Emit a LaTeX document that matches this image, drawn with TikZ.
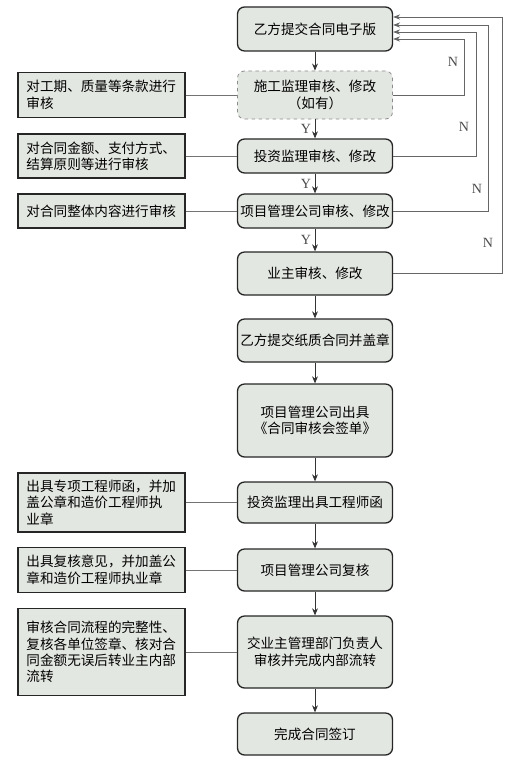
\documentclass[tikz,border=0pt]{standalone}
\usepackage{fontspec}
\setmainfont{Liberation Serif}
\newfontfamily\cjk{Noto Sans CJK SC}
\usepackage{xcolor}
\usetikzlibrary{arrows.meta,positioning,calc}
\definecolor{boxfill}{RGB}{227,231,225}
\tikzset{
  stepbox/.style={
    rectangle, rounded corners=6pt, draw=black!85, fill=boxfill,
    minimum width=4.65cm, minimum height=1.3cm, inner sep=1pt,
    font=\cjk\fontsize{11.6}{14}\selectfont, align=center, line width=1.1pt
  },
  optbox/.style={
    stepbox, draw=black!45, dashed, line width=0.7pt
  },
  notebox/.style={
    rectangle, draw=black!85, fill=boxfill,
    minimum width=5.01cm, text width=4.5cm, inner xsep=0.25cm,
    font=\cjk\fontsize{11.6}{14}\selectfont, align=left, line width=1.1pt
  },
  flow/.style={->, >={Stealth[length=6pt,width=5pt]}, line width=0.7pt, color=black!80},
  link/.style={line width=0.6pt, color=black!55},
  back/.style={->, >={Stealth[length=6pt,width=4.5pt]}, line width=0.6pt, color=black!60},
  yn/.style={font=\fontsize{12}{14}\selectfont, text=black!70, inner sep=1pt},
}
\begin{document}
\begin{tikzpicture}[x=0.03cm, y=-0.03cm]
  \useasboundingbox (0,0) rectangle (516,761);

  % Main column
  \node[stepbox, minimum height=1.32cm] (submit)  at (315,29)    {乙方提交合同电子版};
  \node[optbox,  minimum height=1.44cm] (super)   at (315,95)    {施工监理审核、修改\\（如有）};
  \node[stepbox, minimum height=1.02cm] (invest)  at (315,156)   {投资监理审核、修改};
  \node[stepbox, minimum height=1.02cm] (pmco)    at (315,211)   {项目管理公司审核、修改};
  \node[stepbox, minimum height=1.29cm] (owner)   at (315,273.5) {业主审核、修改};
  \node[stepbox, minimum height=1.29cm] (paper)   at (315,340.5) {乙方提交纸质合同并盖章};
  \node[stepbox, minimum height=2.19cm] (sheet)   at (315,420.5) {项目管理公司出具\\《合同审核会签单》};
  \node[stepbox, minimum height=1.23cm] (letter)  at (315,502.5) {投资监理出具工程师函};
  \node[stepbox, minimum height=1.26cm] (recheck) at (315,570)   {项目管理公司复核};
  \node[stepbox, minimum height=2.16cm] (dept)    at (315,652)   {交业主管理部门负责人\\审核并完成内部流转};
  \node[stepbox, minimum height=1.26cm] (done)    at (315,734)   {完成合同签订};

  % Main flow
  \draw[flow] (submit)  -- (super);
  \draw[flow] (super)   -- node[yn, left=2pt] {Y} (invest);
  \draw[flow] (invest)  -- node[yn, left=2pt] {Y} (pmco);
  \draw[flow] (pmco)    -- node[yn, left=2pt] {Y} (owner);
  \draw[flow] (owner)   -- (paper);
  \draw[flow] (paper)   -- (sheet);
  \draw[flow] (sheet)   -- (letter);
  \draw[flow] (letter)  -- (recheck);
  \draw[flow] (recheck) -- (dept);
  \draw[flow] (dept)    -- (done);

  % Return loops
  \draw[back] (super.east)  -- ++(71,0)  |- ($(submit.east)+(0,10)$);
  \draw[back] (invest.east) -- ++(83,0)  |- ($(submit.east)+(0,3)$);
  \draw[back] (pmco.east)   -- ++(95,0)  |- ($(submit.east)+(0,-4)$);
  \draw[back] (owner.east)  -- ++(109,0) |- ($(submit.east)+(0,-12)$);
  \node[yn] (nsuper)  at (453,62)  {N};
  \node[yn] (ninvest) at (464,127) {N};
  \node[yn] (npmco)   at (477,189) {N};
  \node[yn] (nowner)  at (488,243) {N};

  % Notes
  \node[notebox, minimum height=1.35cm] (tsuper)   at (101.5,95)  {对工期、质量等条款进行\\审核};
  \node[notebox, minimum height=1.32cm] (tinvest)  at (101.5,156) {对合同金额、支付方式、\\结算原则等进行审核};
  \node[notebox, minimum height=1.02cm] (tpmco)    at (101.5,211) {对合同整体内容进行审核};
  \node[notebox, minimum height=1.77cm] (tletter)  at (101.5,502.5) {出具专项工程师函，并加\\盖公章和造价工程师执\\业章};
  \node[notebox, minimum height=1.35cm] (trecheck) at (101.5,570) {出具复核意见，并加盖公\\章和造价工程师执业章};
  \node[notebox, minimum height=2.61cm] (tdept)    at (101.5,652) {审核合同流程的完整性、\\复核各单位签章、核对合\\同金额无误后转业主内部\\流转};

  \draw[link] (tsuper)   -- (super);
  \draw[link] (tinvest)  -- (invest);
  \draw[link] (tpmco)    -- (pmco);
  \draw[link] (tletter)  -- (letter);
  \draw[link] (trecheck) -- (recheck);
  \draw[link] (tdept)    -- (dept);

\end{tikzpicture}
\end{document}
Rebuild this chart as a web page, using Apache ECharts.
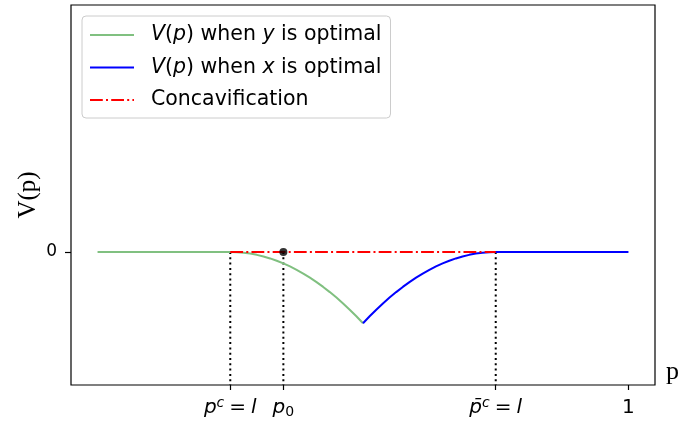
<!DOCTYPE html>
<html>
<head>
<meta charset="utf-8">
<script src="https://cdn.jsdelivr.net/npm/echarts@6/dist/echarts.min.js"></script>
<style>
  html, body { margin: 0; padding: 0; background: #fff; }
  #chart { width: 680px; height: 428px; }
</style>
</head>
<body>
<div id="chart"></div>
<script>
// Value function V(p) on the belief interval, read at regular steps of p.
const pGreen = [0, 0.25, 0.2625, 0.275, 0.2875, 0.3, 0.3125, 0.325, 0.3375, 0.35, 0.3625, 0.375, 0.3875,
  0.4, 0.4125, 0.425, 0.4375, 0.45, 0.4625, 0.475, 0.4875, 0.5];
const vGreen = [0, 0, -0.0005, -0.0019, -0.0042, -0.0075, -0.0117, -0.0169, -0.0230, -0.0300, -0.0380, -0.0469, -0.0567,
  -0.0675, -0.0792, -0.0919, -0.1055, -0.1200, -0.1355, -0.1519, -0.1692, -0.1875];

const pBlue = [0.5, 0.5125, 0.525, 0.5375, 0.55, 0.5625, 0.575, 0.5875, 0.6, 0.6125, 0.625, 0.6375,
  0.65, 0.6625, 0.675, 0.6875, 0.7, 0.7125, 0.725, 0.7375, 0.75, 1];
const vBlue = [-0.1875, -0.1692, -0.1519, -0.1355, -0.1200, -0.1055, -0.0919, -0.0792, -0.0675, -0.0567, -0.0469, -0.0380,
  -0.0300, -0.0230, -0.0169, -0.0117, -0.0075, -0.0042, -0.0019, -0.0005, 0, 0];

// Concavified value (flat at zero between the two cutoffs)
const pConcav = [0.25, 0.75];
const vConcav = [0, 0];

// Prior belief and the cutoff beliefs
const pPrior = 0.35;
const vPrior = 0;
const pCutLow = 0.25;
const pCutHigh = 0.75;

// Axis ticks
const xTickValues = [0.25, 0.35, 0.75, 1];
const xTickLabels = [
  '{i|p}{sup|c}{n|=}{i|l}',
  '{i|p}{sub|0}',
  '{i|p\u0304}{sup|c}{n|=}{i|l}',
  '{n|1}'
];
const yTickValues = [0];
const yTickLabels = ['0'];

const seriesNames = ['V(p) when y is optimal', 'V(p) when x is optimal', 'Concavification'];
const legendLabels = {
  'V(p) when y is optimal': '{g|}{i|V}({i|p}) when {i|y} is optimal',
  'V(p) when x is optimal': '{g|}{i|V}({i|p}) when {i|x} is optimal',
  'Concavification': '{g|}Concavification'
};

const zip = (xs, ys) => xs.map((x, k) => [x, ys[k]]);
const pickLabel = (vals, labels, v) => {
  for (let k = 0; k < vals.length; k++) if (Math.abs(vals[k] - v) < 1e-6) return labels[k];
  return '';
};

const sans = 'DejaVu Sans';
const serif = 'Liberation Serif';
const yMin = -0.35, yMax = 0.65;

const dotted = {color: '#000', width: 2, type: [2, 3.3], cap: 'butt'};

const chart = echarts.init(document.getElementById('chart'), null, {renderer: 'canvas'});
chart.setOption({
  animation: false,
  backgroundColor: '#fff',
  grid: {
    left: 71, top: 5, right: 25, bottom: 43,
    outerBoundsMode: 'none',
    containLabel: false,
    show: true, borderColor: '#000', borderWidth: 1.2, backgroundColor: 'transparent'
  },
  legend: {
    data: seriesNames,
    orient: 'vertical',
    left: 82, top: 16,
    padding: [8, 9, 7, 7],
    itemGap: 10.5,
    itemWidth: 44,
    itemHeight: 14,
    backgroundColor: 'rgba(255,255,255,0.8)',
    borderColor: '#cccccc',
    borderWidth: 1,
    borderRadius: 4,
    itemStyle: {opacity: 0},
    formatter: name => legendLabels[name],
    textStyle: {
      fontFamily: sans, fontSize: 20.5, color: '#000', lineHeight: 22,
      rich: {
        g: {width: 12},
        i: {fontFamily: sans, fontSize: 20.5, fontStyle: 'italic', color: '#000'}
      }
    }
  },
  xAxis: {
    type: 'value',
    min: -0.05, max: 1.05,
    name: 'p',
    nameLocation: 'end',
    nameGap: 11,
    nameMoveOverlap: false,
    nameTextStyle: {fontFamily: serif, fontSize: 26, color: '#000', verticalAlign: 'bottom', align: 'left'},
    axisLine: {show: false, onZero: false},
    splitLine: {show: false},
    axisTick: {show: true, customValues: xTickValues, length: 5, lineStyle: {color: '#000', width: 1.2}},
    axisLabel: {
      show: true,
      customValues: xTickValues,
      margin: 11,
      formatter: v => pickLabel(xTickValues, xTickLabels, v),
      color: '#000',
      fontFamily: sans, fontSize: 20,
      rich: {
        i: {fontFamily: sans, fontSize: 20, fontStyle: 'italic', color: '#000', lineHeight: 23},
        n: {fontFamily: sans, fontSize: 20, color: '#000', lineHeight: 23, padding: [0, 5, 0, 5]},
        sup: {fontFamily: sans, fontSize: 14, fontStyle: 'italic', color: '#000', lineHeight: 16, verticalAlign: 'top'},
        sub: {fontFamily: sans, fontSize: 14, color: '#000', lineHeight: 11, verticalAlign: 'bottom'}
      }
    }
  },
  yAxis: {
    type: 'value',
    min: yMin, max: yMax,
    name: 'V(p)',
    nameLocation: 'middle',
    nameRotate: 90,
    nameGap: 30,
    nameMoveOverlap: false,
    nameTextStyle: {fontFamily: serif, fontSize: 25, color: '#000'},
    axisLine: {show: false, onZero: false},
    splitLine: {show: false},
    axisTick: {show: true, customValues: yTickValues, length: 6, lineStyle: {color: '#000', width: 1.2}},
    axisLabel: {
      show: true,
      customValues: yTickValues,
      margin: 14,
      padding: [7, 0, 0, 0],
      formatter: v => pickLabel(yTickValues, yTickLabels, v),
      color: '#000', fontFamily: sans, fontSize: 17
    }
  },
  series: [
    {
      name: seriesNames[0], type: 'line', data: zip(pGreen, vGreen),
      symbol: 'none', smooth: false,
      lineStyle: {color: '#80c080', width: 2}, itemStyle: {color: '#80c080'}, z: 2
    },
    {
      name: seriesNames[1], type: 'line', data: zip(pBlue, vBlue),
      symbol: 'none', smooth: false,
      lineStyle: {color: '#0000ff', width: 2}, itemStyle: {color: '#0000ff'}, z: 2
    },
    {
      name: 'cutLow', type: 'line', data: [[pCutLow, 0], [pCutLow, yMin]],
      symbol: 'none', lineStyle: dotted, z: 1, silent: true
    },
    {
      name: 'prior', type: 'line', data: [[pPrior, 0], [pPrior, yMin]],
      symbol: 'none', lineStyle: dotted, z: 1, silent: true
    },
    {
      name: 'cutHigh', type: 'line', data: [[pCutHigh, 0], [pCutHigh, yMin]],
      symbol: 'none', lineStyle: dotted, z: 1, silent: true
    },
    {
      name: seriesNames[2], type: 'line', data: zip(pConcav, vConcav),
      symbol: 'none',
      lineStyle: {color: '#ff0000', width: 2, type: [12.8, 3.2, 2, 3.2], cap: 'butt'},
      itemStyle: {color: '#ff0000'}, z: 3
    },
    {
      name: 'priorPoint', type: 'scatter', data: [[pPrior, vPrior]],
      symbol: 'circle', symbolSize: 8, itemStyle: {color: '#000'}, z: 4, silent: true
    }
  ]
});
</script>
</body>
</html>
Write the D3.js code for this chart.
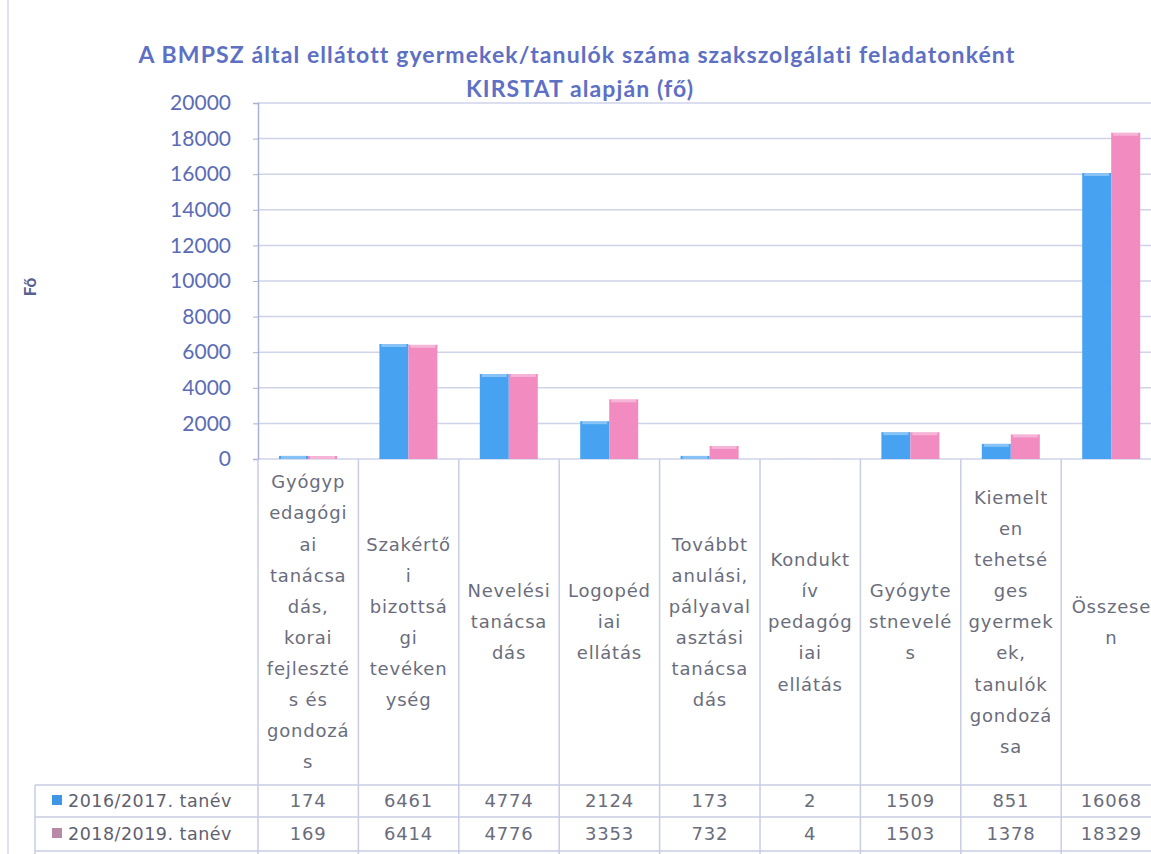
<!DOCTYPE html>
<html>
<head>
<meta charset="utf-8">
<script src="https://cdn.jsdelivr.net/npm/d3@7"></script>
<style>
  body { margin: 0; background: #fff; }
  svg { display: block; }
</style>
</head>
<body>
<script>
// data
var categories = [
  "Gyógypedagógiai tanácsadás, korai fejlesztés és gondozás",
  "Szakértői bizottsági tevékenység",
  "Nevelési tanácsadás",
  "Logopédiai ellátás",
  "Továbbtanulási, pályaválasztási tanácsadás",
  "Konduktív pedagógiai ellátás",
  "Gyógytestnevelés",
  "Kiemelten tehetséges gyermekek, tanulók gondozása",
  "Összesen"
];
// the way the category names wrap in the picture
var categoryLines = [
  ["Gyógyp", "edagógi", "ai", "tanácsa", "dás,", "korai", "fejleszté", "s és", "gondozá", "s"],
  ["Szakértő", "i", "bizottsá", "gi", "tevéken", "ység"],
  ["Nevelési", "tanácsa", "dás"],
  ["Logopéd", "iai", "ellátás"],
  ["Továbbt", "anulási,", "pályaval", "asztási", "tanácsa", "dás"],
  ["Kondukt", "ív", "pedagóg", "iai", "ellátás"],
  ["Gyógyte", "stnevelé", "s"],
  ["Kiemelt", "en", "tehetsé", "ges", "gyermek", "ek,", "tanulók", "gondozá", "sa"],
  ["Összese", "n"]
];
var seriesNames = ["2016/2017. tanév", "2018/2019. tanév"];
var values2016 = [174, 6461, 4774, 2124, 173, 2, 1509, 851, 16068];
var values2018 = [169, 6414, 4776, 3353, 732, 4, 1503, 1378, 18329];
var yTicks = [0, 2000, 4000, 6000, 8000, 10000, 12000, 14000, 16000, 18000, 20000];

var seriesValues = [values2016, values2018];
var colors = ["#47a3f2", "#f28cc0"];
var keyColors = ["#3f95e6", "#b98aa8"];

var svgWidth = 1151;
var svgHeight = 854;

var svg = d3.select("body")
  .append("svg")
  .attr("width", svgWidth)
  .attr("height", svgHeight);

svg.append("rect")
  .attr("width", svgWidth)
  .attr("height", svgHeight)
  .attr("fill", "#fff");

// faint chart border on the left
svg.append("line")
  .attr("x1", 8).attr("x2", 8)
  .attr("y1", 0).attr("y2", svgHeight)
  .attr("stroke", "#d6daee")
  .attr("stroke-width", 1.5);

var plotLeft = 258;
var plotTop = 103;
var plotBottom = 459;
var bandW = 100.4;
var plotRight = plotLeft + bandW * categories.length;

var xscale = d3.scaleBand()
  .domain(categories)
  .range([plotLeft, plotRight])
  .padding(0);

var xinner = d3.scaleBand()
  .domain([0, 1])
  .range([21, 79])
  .padding(0);

var yscale = d3.scaleLinear()
  .domain([0, 20000])
  .range([plotBottom, plotTop]);

// title
var title = svg.append("text")
  .attr("text-anchor", "middle")
  .style("font-family", "Lato, 'Open Sans', sans-serif")
  .style("font-weight", "bold")
  .style("font-size", "23px")
  .style("letter-spacing", "1.1px")
  .attr("fill", "#5d70c4");
title.append("tspan").attr("x", 577).attr("y", 63)
  .text("A BMPSZ által ellátott gyermekek/tanulók száma szakszolgálati feladatonként");
title.append("tspan").attr("x", 580).attr("y", 97)
  .text("KIRSTAT alapján (fő)");

// gridlines
svg.append("g")
  .selectAll("line")
  .data(yTicks)
  .enter()
  .append("line")
  .attr("x1", plotLeft)
  .attr("x2", plotRight)
  .attr("y1", d => yscale(d))
  .attr("y2", d => yscale(d))
  .attr("stroke", "#cfd3e8")
  .attr("stroke-width", 1.5);

// y axis
var leftAxis = d3.axisLeft(yscale)
  .tickValues(yTicks)
  .tickSize(5)
  .tickPadding(22)
  .tickFormat(d3.format("d"));

var yAxisG = svg.append("g")
  .attr("transform", `translate(${plotLeft}, 0)`)
  .call(leftAxis);
yAxisG.select(".domain").attr("stroke", "#aab1d4").attr("stroke-width", 1.5);
yAxisG.selectAll(".tick line").attr("stroke", "#aab1d4");
yAxisG.selectAll(".tick text")
  .style("font-family", "Lato, sans-serif")
  .style("font-size", "21px")
  .attr("fill", "#5b6cb6");

// y axis title
svg.append("text")
  .attr("transform", "translate(36, 287) rotate(-90)")
  .attr("text-anchor", "middle")
  .style("font-family", "Lato, sans-serif")
  .style("font-weight", "bold")
  .style("font-size", "17px")
  .attr("fill", "#5a6090")
  .text("Fő");

// bars
var groups = svg.append("g")
  .selectAll("g")
  .data(categories)
  .enter()
  .append("g")
  .attr("transform", d => `translate(${xscale(d)}, 0)`);

groups.selectAll("rect.bar")
  .data((d, i) => seriesValues.map((s, j) => ({ s: j, v: s[i] })))
  .enter()
  .append("rect")
  .attr("class", "bar")
  .attr("x", d => xinner(d.s))
  .attr("width", xinner.bandwidth())
  .attr("y", d => yscale(d.v))
  .attr("height", d => plotBottom - yscale(d.v))
  .attr("fill", d => colors[d.s]);

// light top edge of the bars
groups.selectAll("rect.top")
  .data((d, i) => seriesValues.map((s, j) => ({ s: j, v: s[i] })))
  .enter()
  .append("rect")
  .attr("class", "top")
  .attr("x", d => xinner(d.s) + 2)
  .attr("width", xinner.bandwidth() - 4)
  .attr("y", d => yscale(d.v))
  .attr("height", d => Math.min(3, plotBottom - yscale(d.v)))
  .attr("fill", "#ffffff")
  .attr("opacity", 0.35);

// table lines
var tableTop = 785;
var rowMid = 817;
var tableBottom = 851;
var lineColor = "#c9cde3";

svg.append("g")
  .selectAll("line")
  .data(d3.range(categories.length + 1))
  .enter()
  .append("line")
  .attr("x1", i => plotLeft + i * bandW)
  .attr("x2", i => plotLeft + i * bandW)
  .attr("y1", plotBottom)
  .attr("y2", svgHeight)
  .attr("stroke", lineColor)
  .attr("stroke-width", 1.5);

svg.append("line")
  .attr("x1", 35).attr("x2", 35)
  .attr("y1", tableTop).attr("y2", svgHeight)
  .attr("stroke", lineColor).attr("stroke-width", 1.5);

[tableTop, rowMid, tableBottom].forEach(function(y) {
  svg.append("line")
    .attr("x1", 35).attr("x2", plotRight)
    .attr("y1", y).attr("y2", y)
    .attr("stroke", lineColor).attr("stroke-width", 1.5);
});

// category labels
var lineH = 31.1;
var labelMid = 622;
groups.append("text")
  .attr("text-anchor", "middle")
  .style("font-family", "'DejaVu Sans', sans-serif")
  .style("font-size", "18px")
  .style("letter-spacing", "0.8px")
  .attr("fill", "#6a6d7c")
  .each(function(d, i) {
    var lines = categoryLines[i];
    var y0 = labelMid - (lines.length - 1) * lineH / 2;
    var t = d3.select(this);
    lines.forEach(function(l, k) {
      t.append("tspan")
        .attr("x", bandW / 2)
        .attr("y", y0 + k * lineH)
        .attr("dy", "0.35em")
        .text(l);
    });
  });

// table rows
var rowY = [801, 834];
seriesNames.forEach(function(name, j) {
  svg.append("rect")
    .attr("x", 52)
    .attr("y", rowY[j] - 6)
    .attr("width", 10)
    .attr("height", 10)
    .attr("fill", keyColors[j]);
  svg.append("text")
    .attr("x", 68)
    .attr("y", rowY[j])
    .attr("dy", "0.35em")
    .style("font-family", "'DejaVu Sans', sans-serif")
    .style("font-size", "17.5px")
    .style("letter-spacing", "0.5px")
    .attr("fill", "#5e6170")
    .text(name);
  svg.append("g")
    .selectAll("text")
    .data(seriesValues[j])
    .enter()
    .append("text")
    .attr("x", (d, i) => xscale(categories[i]) + bandW / 2)
    .attr("y", rowY[j])
    .attr("dy", "0.35em")
    .attr("text-anchor", "middle")
    .style("font-family", "'DejaVu Sans', sans-serif")
    .style("font-size", "18px")
    .style("letter-spacing", "0.8px")
    .attr("fill", "#6a6d7c")
    .text(d => d);
});
</script>
</body>
</html>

## What you will do
Find every line above that contains the word "this", and return each one.

## Task response
Emit a LaTeX document that matches this image, drawn with TikZ.
Rebuild this chart as a web page, using Apache ECharts.
Write the D3.js code for this chart.
    var t = d3.select(this);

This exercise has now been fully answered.